Living history at Fredericksburg©Motorcyclist

The next morning, I ride Gapland again. The castle gate becomes the War Correspondents Arch, 1896, our only memorial to journalists killed in the field. It is sited at one of those fields: South Mountain, three gaps hotly contested days before Antietam’s hell broke loose.

That battlefield is sobering, the monuments heartbreaking, and the tersest the most so. Three stacked rifles and a cookpot:

Here fought the 90th Penna. (Phila.) Sept. 17, 1862 A Hot Place

Because it doesn’t try to capture the Cornfield’s three hours of savagery—“Simultaneously, the hostile battle lines opened a tremendous fire upon each other. Men, I can not say fell; they were knocked out of the ranks by dozens”—it therefore does. I walk alone through a quiet West Woods, once a scene of annihilation: 2,200 Union soldiers. In 20 minutes.

Blinded by fog and smoke and head-high corn, men fought desperately and died in unimaginable profusion at Antietam on September 17, 1862.©Motorcyclist

Just as I couldn’t take this trip in a cage, I had to take it alone. I could decide how long to sit on some secluded corner of a battlefield, U-turn to read wayside markers, or change plans after the nightly discussion with maps and brochures. But when you have a friend in Richmond, heart of the Confederacy, who not only grew up steeped in the war but is a former re-enactor and a motorcyclist, it would be foolish to remain solitary. Joe Sokohl would be my guide for two days to the sites (and great roads) he knew so intimately: Fredericksburg, Five Forks, the Namozine Church, Chancellorsville—Joe showed me the precise spot where Stonewall Jackson was hit by friendly fire, as well as the nearby grave of the Southern hero’s amputated arm. We rode down Richmond’s Monument Avenue and to the recently excavated Lumpkin’s slave jail, in one unassuming old building the cause of a nation’s bloody rupture, practically in the shadow of the Confederacy’s capital.

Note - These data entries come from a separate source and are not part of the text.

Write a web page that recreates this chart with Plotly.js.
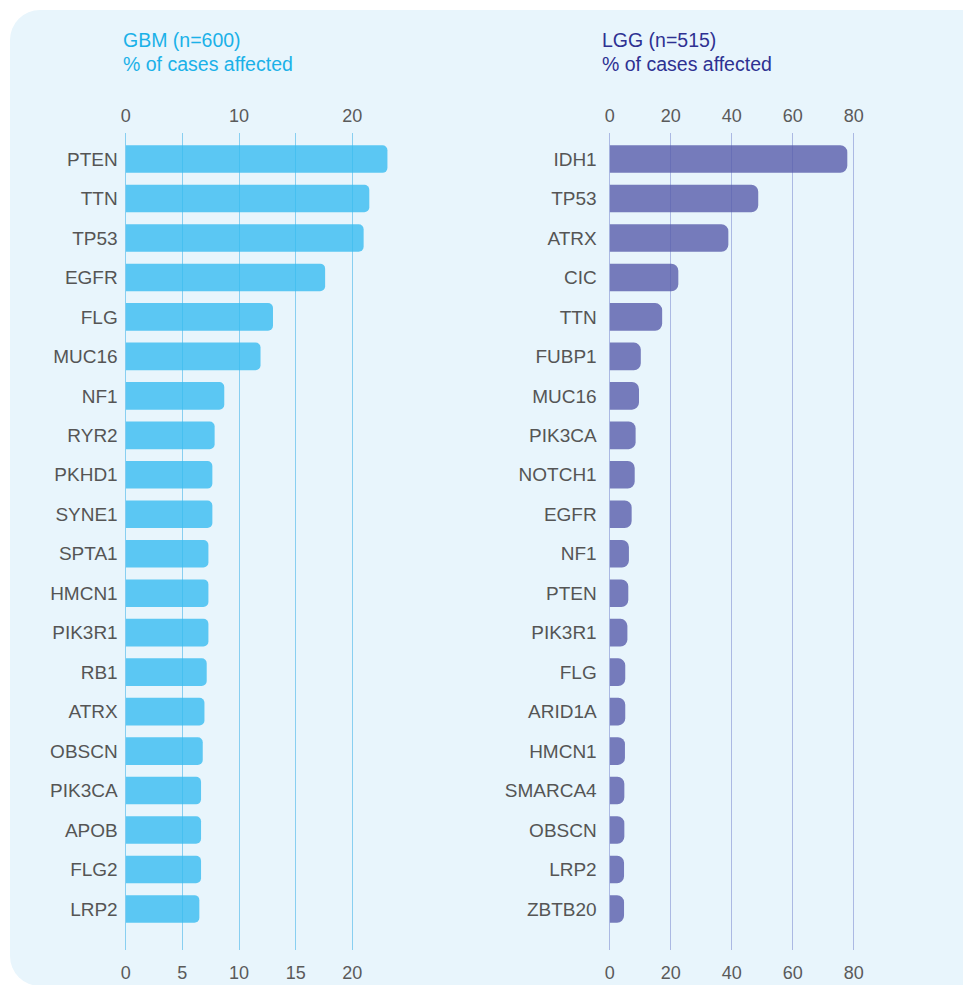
<!DOCTYPE html>
<html>
<head>
<meta charset="utf-8">
<script src="https://cdn.plot.ly/plotly-3.0.1.min.js"></script>
<style>
  html, body { margin: 0; padding: 0; background: #ffffff; }
  #bg { position: absolute; left: 10px; top: 10px; width: 990px; height: 976px;
        background: #e8f5fc; border-radius: 30px; }
  #chart { position: absolute; left: 0; top: 0; width: 963px; height: 985px; }
</style>
</head>
<body>
<div id="bg"></div>
<div id="chart"></div>
<script>
// ---- Data ----
const gbmGenes = ["PTEN","TTN","TP53","EGFR","FLG","MUC16","NF1","RYR2","PKHD1","SYNE1",
                  "SPTA1","HMCN1","PIK3R1","RB1","ATRX","OBSCN","PIK3CA","APOB","FLG2","LRP2"];
const gbmValues = [23.1, 21.5, 21.0, 17.6, 13.0, 11.9, 8.7, 7.85, 7.65, 7.65,
                   7.3, 7.3, 7.3, 7.15, 6.95, 6.8, 6.65, 6.65, 6.65, 6.5];
const lggGenes = ["IDH1","TP53","ATRX","CIC","TTN","FUBP1","MUC16","PIK3CA","NOTCH1","EGFR",
                  "NF1","PTEN","PIK3R1","FLG","ARID1A","HMCN1","SMARCA4","OBSCN","LRP2","ZBTB20"];
const lggValues = [77.9, 48.7, 38.9, 22.5, 17.2, 10.2, 9.6, 8.5, 8.2, 7.2,
                   6.3, 6.1, 5.8, 5.1, 5.1, 5.0, 4.8, 4.8, 4.7, 4.7];
const gbmTopTicks = [0, 10, 20];
const gbmBottomTicks = [0, 5, 10, 15, 20];
const lggTicks = [0, 20, 40, 60, 80];
const gbmTitle = ["GBM (n=600)", "% of cases affected"];
const lggTitle = ["LGG (n=515)", "% of cases affected"];

// ---- Layout geometry (pixels) ----
const W = 963, H = 985;
const px = v => v / W;
const py = v => 1 - v / H;
const gbmRange = [0, 25];
const gbmX0 = 125.7, gbmScale = 11.33;
const lggRange = [0, 85];
const lggX0 = 609.7, lggScale = 3.05;
const plotTop = 133, plotBottom = 950;

const tickFont = {family: "Liberation Sans, Arial, sans-serif", size: 18, color: "#5a5a5a"};
const catFont = {family: "Liberation Sans, Arial, sans-serif", size: 19, color: "#555555"};

const gbmColor = "rgba(55,188,240,0.8)";
const lggColor = "rgba(88,93,170,0.8)";
const gbmGrid = "rgba(40,170,230,0.5)";
const lggGrid = "rgba(120,135,205,0.55)";

const traces = [
  {type: "bar", orientation: "h", y: gbmGenes, x: gbmValues, xaxis: "x", yaxis: "y",
   width: 0.7, marker: {color: gbmColor, cornerradius: 5}, hoverinfo: "x+y"},
  {type: "bar", orientation: "h", y: lggGenes, x: lggValues, xaxis: "x2", yaxis: "y2",
   width: 0.7, marker: {color: lggColor, cornerradius: 7}, hoverinfo: "x+y"}
];

const yRange = [20.04, -0.66];
const gbmDom = [px(gbmX0), px(gbmX0 + (gbmRange[1]-gbmRange[0]) * gbmScale)];
const lggDom = [px(lggX0), px(lggX0 + (lggRange[1]-lggRange[0]) * lggScale)];
const yDom = [py(plotBottom), py(plotTop)];

function xAxis(dom, range, ticks, grid, anchor, extra) {
  return Object.assign({
    domain: dom, range: range, autorange: false, anchor: anchor,
    tickmode: "array", tickvals: ticks, ticktext: ticks.map(String),
    showgrid: true, gridcolor: grid, gridwidth: 1,
    zeroline: true, zerolinecolor: grid, zerolinewidth: 1,
    showline: false, ticks: "", tickfont: tickFont, ticklabelstandoff: 10,
    fixedrange: true
  }, extra || {});
}

const layout = {
  width: W, height: H,
  margin: {l: 0, r: 0, t: 0, b: 0},
  paper_bgcolor: "rgba(0,0,0,0)",
  plot_bgcolor: "rgba(0,0,0,0)",
  showlegend: false,
  bargap: 0.3,
  xaxis: xAxis(gbmDom, gbmRange, gbmBottomTicks, gbmGrid, "y", {side: "bottom"}),
  xaxis2: xAxis(lggDom, lggRange, lggTicks, lggGrid, "y2", {side: "bottom"}),
  xaxis3: xAxis(gbmDom, gbmRange, gbmTopTicks, gbmGrid, "y",
                {side: "top", overlaying: "x", showgrid: false, zeroline: false, ticklabelstandoff: 6}),
  xaxis4: xAxis(lggDom, lggRange, lggTicks, lggGrid, "y2",
                {side: "top", overlaying: "x2", showgrid: false, zeroline: false, ticklabelstandoff: 6}),
  yaxis: {domain: yDom, anchor: "x", type: "category", categoryorder: "array", categoryarray: gbmGenes,
          range: yRange, autorange: false, showgrid: false, zeroline: false, showline: false,
          ticks: "", tickfont: catFont, ticklabelstandoff: 7, fixedrange: true},
  yaxis2: {domain: yDom, anchor: "x2", type: "category", categoryorder: "array", categoryarray: lggGenes,
           range: yRange, autorange: false, showgrid: false, zeroline: false, showline: false,
           ticks: "", tickfont: catFont, ticklabelstandoff: 12, fixedrange: true},
  annotations: [
    {xref: "paper", yref: "paper", x: px(121), y: py(40), xanchor: "left", yanchor: "middle",
     text: gbmTitle[0], showarrow: false, font: {family: "Liberation Sans, Arial, sans-serif", size: 19.5, color: "#1bb1e8"}},
    {xref: "paper", yref: "paper", x: px(121), y: py(64), xanchor: "left", yanchor: "middle",
     text: gbmTitle[1], showarrow: false, font: {family: "Liberation Sans, Arial, sans-serif", size: 19.5, color: "#1bb1e8"}},
    {xref: "paper", yref: "paper", x: px(600), y: py(40), xanchor: "left", yanchor: "middle",
     text: lggTitle[0], showarrow: false, font: {family: "Liberation Sans, Arial, sans-serif", size: 19.5, color: "#2e3192"}},
    {xref: "paper", yref: "paper", x: px(600), y: py(64), xanchor: "left", yanchor: "middle",
     text: lggTitle[1], showarrow: false, font: {family: "Liberation Sans, Arial, sans-serif", size: 19.5, color: "#2e3192"}}
  ]
};

// transparent zero-length traces so the top axes are drawn
traces.push({type: "bar", orientation: "h", y: [gbmGenes[0]], x: [0], xaxis: "x3", yaxis: "y",
             marker: {color: "rgba(0,0,0,0)"}, hoverinfo: "skip", showlegend: false});
traces.push({type: "bar", orientation: "h", y: [lggGenes[0]], x: [0], xaxis: "x4", yaxis: "y2",
             marker: {color: "rgba(0,0,0,0)"}, hoverinfo: "skip", showlegend: false});

Plotly.newPlot("chart", traces, layout, {displayModeBar: false, staticPlot: true});
</script>
</body>
</html>
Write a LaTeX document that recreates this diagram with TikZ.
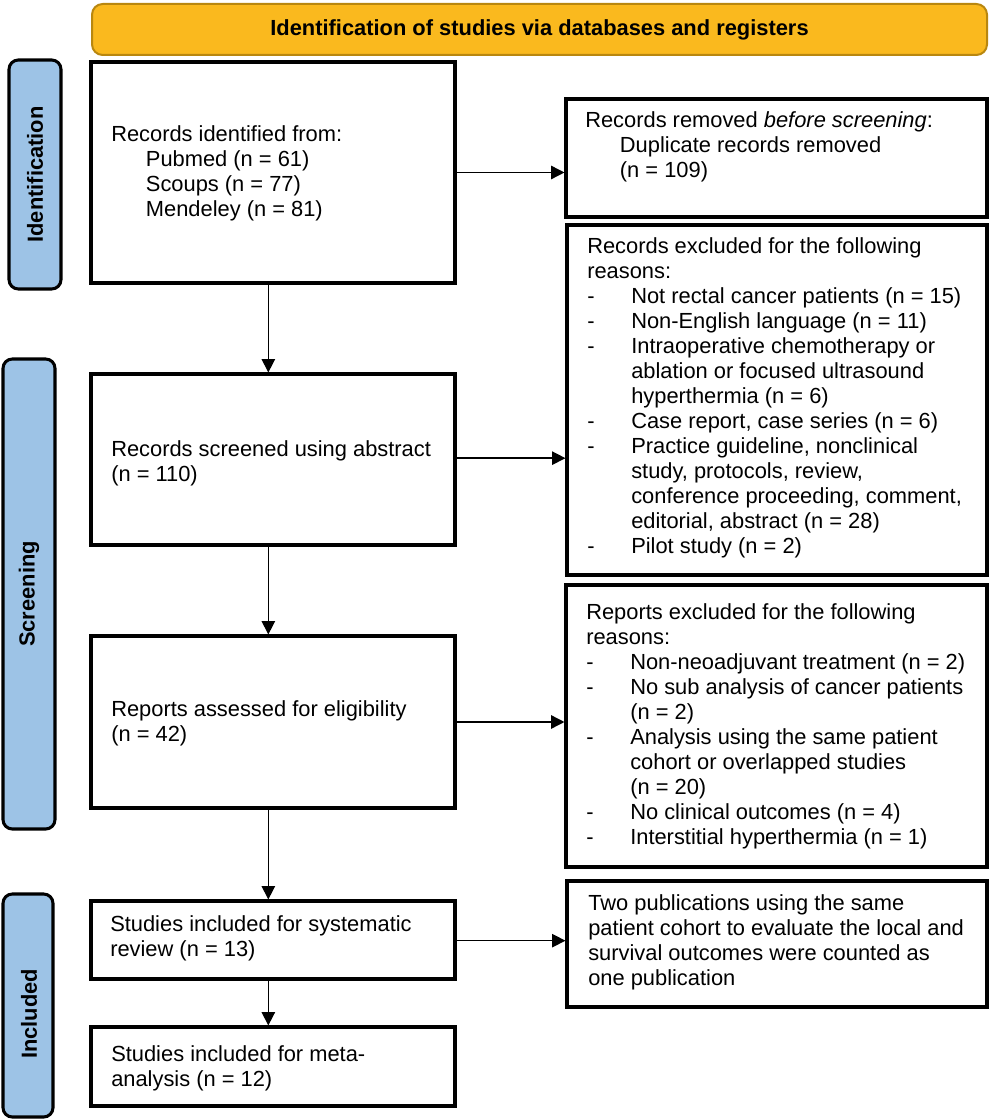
\documentclass[tikz,border=0pt]{standalone}
\usepackage{fontspec}
\setmainfont{Liberation Sans}
\usetikzlibrary{arrows.meta,fit}
\definecolor{barfill}{RGB}{250,185,30}
\definecolor{barline}{RGB}{185,135,15}
\definecolor{sidefill}{RGB}{157,195,230}
\newcommand{\dsh}{\makebox[33pt][l]{-}}
\newcommand{\ind}{\hspace*{33pt}}
\newcommand{\sub}{\hspace*{26pt}}
\begin{document}
\begin{tikzpicture}[x=0.75pt,y=-0.75pt,
  font=\fontsize{16.4pt}{18.75pt}\selectfont,
  box/.style={draw, line width=2.3pt, inner sep=0pt},
  txt/.style={anchor=west, align=left, inner sep=0pt},
  side/.style={draw, line width=2.3pt, fill=sidefill, rounded corners=7pt, inner sep=0pt},
  sidetxt/.style={rotate=90, inner sep=0pt, font=\fontsize{16.4pt}{18.75pt}\selectfont\bfseries},
  arr/.style={-{Triangle[length=10pt,width=10pt]}, line width=1.1pt}]

\useasboundingbox (0,0) rectangle (992,1119);

% header bar
\node[draw=barline, fill=barfill, line width=1.5pt, rounded corners=8pt, inner sep=0pt,
      fit={(92,4)(987,55)}] (bar) {};
\node[inner sep=0pt, font=\fontsize{16.4pt}{18.75pt}\selectfont\bfseries] (bart) at (bar.center)
  {Identification of studies via databases and registers};

% side bars
\node[side, fit={(9,60)(61,289)}] (s1) {};
\node[sidetxt] (s1t) at (s1.center) {Identification};
\node[side, fit={(3,359)(55,829)}] (s2) {};
\node[sidetxt] (s2t) at (s2.center) {Screening};
\node[side, fit={(3,894)(53,1117)}] (s3) {};
\node[sidetxt] (s3t) at (29,1014) {Included};

% left column boxes
\node[box, fit={(91,62)(455,283)}] (b1) {};
\node[txt] (b1t) at (111,173) {Records identified from:\\
  \sub Pubmed (n = 61)\\
  \sub Scoups (n = 77)\\
  \sub Mendeley (n = 81)};

\node[box, fit={(91,374)(455,545)}] (b2) {};
\node[txt] (b2t) at (111,463) {Records screened using abstract\\(n = 110)};

\node[box, fit={(91,636)(455,808)}] (b3) {};
\node[txt] (b3t) at (111,723) {Reports assessed for eligibility\\(n = 42)};

\node[box, fit={(91,901)(455,979)}] (b4) {};
\node[txt] (b4t) at (110,938) {Studies included for systematic\\review (n = 13)};

\node[box, fit={(91,1027)(455,1106)}] (b5) {};
\node[txt] (b5t) at (111,1068) {Studies included for meta-\\analysis (n = 12)};

% right column boxes
\node[box, fit={(566,99)(987,217)}] (r1) {};
\node[txt] (r1t) at (585,147) {Records removed \textit{before screening}:\\
  \sub Duplicate records removed\\
  \sub (n = 109)};

\node[box, fit={(567,225)(987,575)}] (r2) {};
\node[txt] (r2t) at (587,398) {Records excluded for the following\\
  reasons:\\
  \dsh Not rectal cancer patients (n = 15)\\
  \dsh Non-English language (n = 11)\\
  \dsh Intraoperative chemotherapy or\\
  \ind ablation or focused ultrasound\\
  \ind hyperthermia (n = 6)\\
  \dsh Case report, case series (n = 6)\\
  \dsh Practice guideline, nonclinical\\
  \ind study, protocols, review,\\
  \ind conference proceeding, comment,\\
  \ind editorial, abstract (n = 28)\\
  \dsh Pilot study (n = 2)};

\node[box, fit={(566,585)(987,867)}] (r3) {};
\node[txt] (r3t) at (586,726) {Reports excluded for the following\\
  reasons:\\
  \dsh Non-neoadjuvant treatment (n = 2)\\
  \dsh No sub analysis of cancer patients\\
  \ind (n = 2)\\
  \dsh Analysis using the same patient\\
  \ind cohort or overlapped studies\\
  \ind (n = 20)\\
  \dsh No clinical outcomes (n = 4)\\
  \dsh Interstitial hyperthermia (n = 1)};

\node[box, fit={(567,881)(987,1007)}] (r4) {};
\node[txt] (r4t) at (588,942) {Two publications using the same\\
  patient cohort to evaluate the local and\\
  survival outcomes were counted as\\
  one publication};

% connectors
\draw[arr] ([xshift=-3.5pt]b1.south) -- ([xshift=-3.5pt]b2.north);
\draw[arr] ([xshift=-3.5pt]b2.south) -- ([xshift=-3.5pt]b3.north);
\draw[arr] ([xshift=-3.5pt]b3.south) -- ([xshift=-3.5pt]b4.north);
\draw[arr] ([xshift=-3.5pt]b4.south) -- ([xshift=-3.5pt]b5.north);
\draw[arr] (b1.east) -- (b1.east -| r1.west);
\draw[arr] ([yshift=1pt]b2.east) -- ([yshift=1pt]b2.east -| r2.west);
\draw[arr] (b3.east) -- (b3.east -| r3.west);
\draw[arr] ([yshift=-0.5pt]b4.east) -- ([yshift=-0.5pt]b4.east -| r4.west);
\end{tikzpicture}
\end{document}
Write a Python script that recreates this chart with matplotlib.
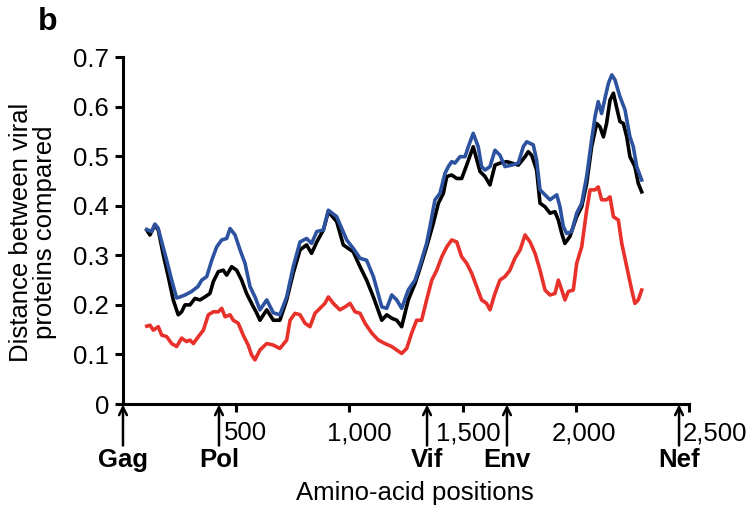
import matplotlib
matplotlib.use("Agg")
import matplotlib.pyplot as plt

plt.rcParams['font.family'] = ['Liberation Sans', 'DejaVu Sans']

# curves (amino-acid position, distance)
blue_x = [105, 127, 141, 155, 177, 193, 215, 237, 252, 274, 303, 331, 348, 370, 392, 414, 436, 458,
          473, 495, 517, 539, 561, 583, 605, 635, 664, 693, 723, 752, 782, 811, 833, 856, 885, 907,
          944, 988, 1017, 1047, 1076, 1106, 1143, 1165, 1187, 1209, 1231, 1260, 1290, 1312, 1341,
          1356, 1378, 1400, 1422, 1437, 1452, 1466, 1489, 1511, 1525, 1547, 1569, 1584, 1599, 1621,
          1643, 1665, 1687, 1717, 1746, 1768, 1783, 1812, 1827, 1842, 1864, 1886, 1916, 1930, 1945,
          1960, 1982, 2004, 2026, 2048, 2070, 2085, 2099, 2114, 2129, 2144, 2159, 2173, 2195, 2217,
          2239, 2254, 2269, 2291]
blue_y = [0.352, 0.348, 0.363, 0.355, 0.317, 0.290, 0.250, 0.214, 0.216, 0.220, 0.227, 0.237, 0.250,
          0.257, 0.290, 0.317, 0.331, 0.334, 0.354, 0.341, 0.311, 0.284, 0.237, 0.216, 0.190, 0.210,
          0.184, 0.180, 0.216, 0.277, 0.327, 0.334, 0.324, 0.348, 0.351, 0.391, 0.378, 0.331, 0.314,
          0.294, 0.290, 0.257, 0.196, 0.193, 0.220, 0.210, 0.193, 0.230, 0.250, 0.280, 0.324, 0.358,
          0.412, 0.425, 0.465, 0.479, 0.489, 0.486, 0.499, 0.499, 0.519, 0.546, 0.519, 0.479, 0.472,
          0.479, 0.512, 0.502, 0.479, 0.482, 0.486, 0.519, 0.529, 0.523, 0.492, 0.432, 0.422, 0.412,
          0.422, 0.398, 0.358, 0.344, 0.348, 0.385, 0.405, 0.459, 0.533, 0.580, 0.610, 0.586, 0.617,
          0.647, 0.664, 0.654, 0.620, 0.594, 0.539, 0.519, 0.479, 0.452]

black_x = [105, 119, 141, 156, 178, 200, 222, 244, 259, 274, 296, 318, 340, 362, 384, 399, 421, 443,
           458, 480, 502, 524, 546, 568, 591, 605, 635, 664, 693, 723, 752, 782, 811, 833, 856, 885,
           907, 944, 973, 1017, 1047, 1076, 1106, 1143, 1165, 1187, 1209, 1231, 1260, 1290, 1312,
           1341, 1371, 1393, 1415, 1430, 1452, 1474, 1496, 1518, 1547, 1577, 1599, 1621, 1643, 1665,
           1695, 1717, 1746, 1776, 1790, 1805, 1827, 1842, 1864, 1886, 1908, 1923, 1938, 1952, 1974,
           2004, 2026, 2048, 2070, 2092, 2107, 2122, 2136, 2151, 2166, 2181, 2195, 2210, 2225, 2239,
           2261, 2276, 2291]
black_y = [0.351, 0.341, 0.361, 0.351, 0.301, 0.257, 0.210, 0.180, 0.186, 0.200, 0.200, 0.213, 0.210,
           0.216, 0.223, 0.247, 0.267, 0.270, 0.260, 0.277, 0.270, 0.250, 0.223, 0.203, 0.183, 0.169,
           0.190, 0.169, 0.169, 0.210, 0.264, 0.311, 0.321, 0.304, 0.327, 0.351, 0.388, 0.368, 0.321,
           0.307, 0.277, 0.250, 0.216, 0.169, 0.180, 0.173, 0.169, 0.156, 0.210, 0.243, 0.274, 0.317,
           0.365, 0.405, 0.425, 0.459, 0.462, 0.455, 0.455, 0.482, 0.519, 0.469, 0.459, 0.442, 0.482,
           0.486, 0.489, 0.486, 0.482, 0.499, 0.509, 0.502, 0.472, 0.405, 0.398, 0.385, 0.388, 0.371,
           0.344, 0.324, 0.338, 0.378, 0.398, 0.445, 0.519, 0.566, 0.559, 0.539, 0.566, 0.613, 0.627,
           0.597, 0.570, 0.566, 0.539, 0.499, 0.479, 0.445, 0.428]

red_x = [105, 119, 134, 156, 171, 193, 215, 237, 259, 281, 296, 311, 333, 355, 377, 399, 421, 436,
         451, 473, 487, 509, 531, 553, 568, 583, 605, 635, 664, 693, 723, 738, 760, 782, 804, 826,
         848, 870, 892, 907, 929, 958, 981, 1003, 1025, 1047, 1069, 1099, 1128, 1157, 1187, 1209,
         1231, 1253, 1275, 1297, 1319, 1341, 1364, 1386, 1408, 1430, 1452, 1474, 1496, 1518, 1540,
         1562, 1584, 1606, 1621, 1643, 1665, 1687, 1709, 1731, 1754, 1776, 1798, 1820, 1842, 1864,
         1886, 1908, 1923, 1938, 1952, 1967, 1989, 2004, 2026, 2048, 2063, 2085, 2099, 2114, 2136,
         2151, 2166, 2188, 2203, 2225, 2247, 2261, 2276, 2291]
red_y = [0.157, 0.159, 0.149, 0.156, 0.139, 0.136, 0.122, 0.116, 0.133, 0.126, 0.129, 0.122, 0.136,
         0.149, 0.180, 0.186, 0.186, 0.193, 0.176, 0.180, 0.169, 0.163, 0.139, 0.119, 0.099, 0.089,
         0.109, 0.122, 0.119, 0.112, 0.129, 0.169, 0.183, 0.180, 0.163, 0.156, 0.183, 0.193, 0.203,
         0.216, 0.203, 0.190, 0.196, 0.203, 0.186, 0.183, 0.163, 0.143, 0.129, 0.122, 0.116, 0.109,
         0.102, 0.112, 0.143, 0.169, 0.169, 0.210, 0.250, 0.270, 0.297, 0.317, 0.331, 0.327, 0.297,
         0.284, 0.264, 0.237, 0.210, 0.203, 0.190, 0.223, 0.250, 0.257, 0.270, 0.294, 0.311, 0.341,
         0.327, 0.304, 0.270, 0.230, 0.220, 0.223, 0.250, 0.230, 0.210, 0.227, 0.230, 0.284, 0.317,
         0.391, 0.432, 0.432, 0.438, 0.412, 0.412, 0.418, 0.378, 0.371, 0.324, 0.277, 0.230, 0.203,
         0.210, 0.230]

x_ticks = [500, 1000, 1500, 2000, 2500]
x_tick_labels = ['500', '1,000', '1,500', '2,000', '2,500']
y_ticks = [0, 0.1, 0.2, 0.3, 0.4, 0.5, 0.6, 0.7]
y_tick_labels = ['0', '0.1', '0.2', '0.3', '0.4', '0.5', '0.6', '0.7']
genes = ['Gag', 'Pol', 'Vif', 'Env', 'Nef']
gene_starts = [0, 424, 1343, 1696, 2456]

# horizontal nudges (points) for the x tick labels so they clear the arrows
label_nudge = [7, 7, 4, 6, 19]

fs = 18.5
fig = plt.figure(figsize=(7.54, 5.12), dpi=100)
ax = fig.add_axes([0.1631, 0.2109, 0.7507, 0.6777])

ax.plot(red_x, red_y, color='#e8312a', lw=2.6, solid_joinstyle='round')
ax.plot(black_x, black_y, color='black', lw=2.6, solid_joinstyle='round')
ax.plot(blue_x, blue_y, color='#2d52a0', lw=2.6, solid_joinstyle='round')

ax.set_xlim(0, 2500)
ax.set_ylim(0, 0.7)
for s in ['top', 'right']:
    ax.spines[s].set_visible(False)
for s in ['left', 'bottom']:
    ax.spines[s].set_linewidth(2.2)

ax.set_yticks(y_ticks)
ax.set_yticklabels(y_tick_labels, fontsize=fs)
ax.set_xticks(x_ticks)
ax.set_xticklabels([''] * len(x_ticks))
ax.tick_params(axis='both', width=2.2, length=6, direction='out')
ax.tick_params(axis='y', pad=4)

for xt, lab, dx in zip(x_ticks, x_tick_labels, label_nudge):
    ax.annotate(lab, xy=(xt, 0), xytext=(dx, -21), textcoords='offset points',
                ha='center', va='center', fontsize=fs, annotation_clip=False)

for g, pos in zip(genes, gene_starts):
    ax.annotate('', xy=(pos, -0.001), xytext=(0, -29.5), textcoords='offset points',
                arrowprops=dict(arrowstyle='->', lw=1.8, color='black',
                                shrinkA=0, shrinkB=0, mutation_scale=14),
                annotation_clip=False)
    ax.annotate(g, xy=(pos, 0), xytext=(0, -40), textcoords='offset points',
                ha='center', va='center', fontsize=fs, fontweight='bold',
                annotation_clip=False)

fig.text(415 / 754, 1 - 493 / 512, 'Amino-acid positions', ha='center', va='center', fontsize=fs)
fig.text(33 / 754, 1 - 232 / 512, 'Distance between viral\nproteins compared', ha='center',
         va='center', rotation=90, fontsize=fs, linespacing=1.0)
fig.text(48 / 754, 1 - 22 / 512, 'b', ha='center', va='center', fontsize=23, fontweight='bold')

fig.savefig('out.png', dpi=100)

A curious grave at Ellwood Manor near Chancellorsville©Motorcyclist

Heading north again, I pass Brandy Station, where Lee ordered a diversionary cavalry attack to hide his northern aspirations. He was on his way to destiny in a place called Gettysburg. I follow Route 15, in part the path of federal forces set to collide with Lee’s over three hot days in July 1863. Here we see the struggle in its most epic iteration. Everything that could be experienced in war happened at Gettysburg: bravery beyond comprehension; suffering; decisiveness and indecisiveness; tragedy on top of tragedy. There was no more to give, and then they gave more.

A few years ago I came here, also by motorcycle, the first time since I was a girl. I dismounted at the Virginia monument overlooking the expanse where Pickett’s division advanced into federal fire at staggering loss, and in the shadow cast by an enormous bronze Lee on Traveler, I sat down and wept. As if I might never stop. It is not an uncommon effect here. Something slams into you.

That day had been fiendishly hot, too, an aid to the imagination. The Union 6th Corps marched an unthinkable 38 miles from Maryland through the sweltering night of July 1, right into the fight.

The Cyclorama was restored and opened again to the public in 2008. A few minutes of darkness, light, color and sound, and the battle of July 3, the one from which the Confederacy could never fully recover, leaves you shaken. It was painted at a time when veterans of the battle were still very much alive. To view it now is to cross a bridge—over time itself.

I gear up under the hotel’s awning then dash through the rain to the bike. As I ride north I hear again the ranger at Gettysburg, so impassioned about history’s intricate patterns. “Why do I love history? It’s the closest I can get to time travel. That makes me feel like a kid again.”

I know what he means. I have a time machine too.

Port Jervis comes into view ahead. I go over the bridge once more. A familiar bridge waits, one I last crossed eight days and 150 years ago.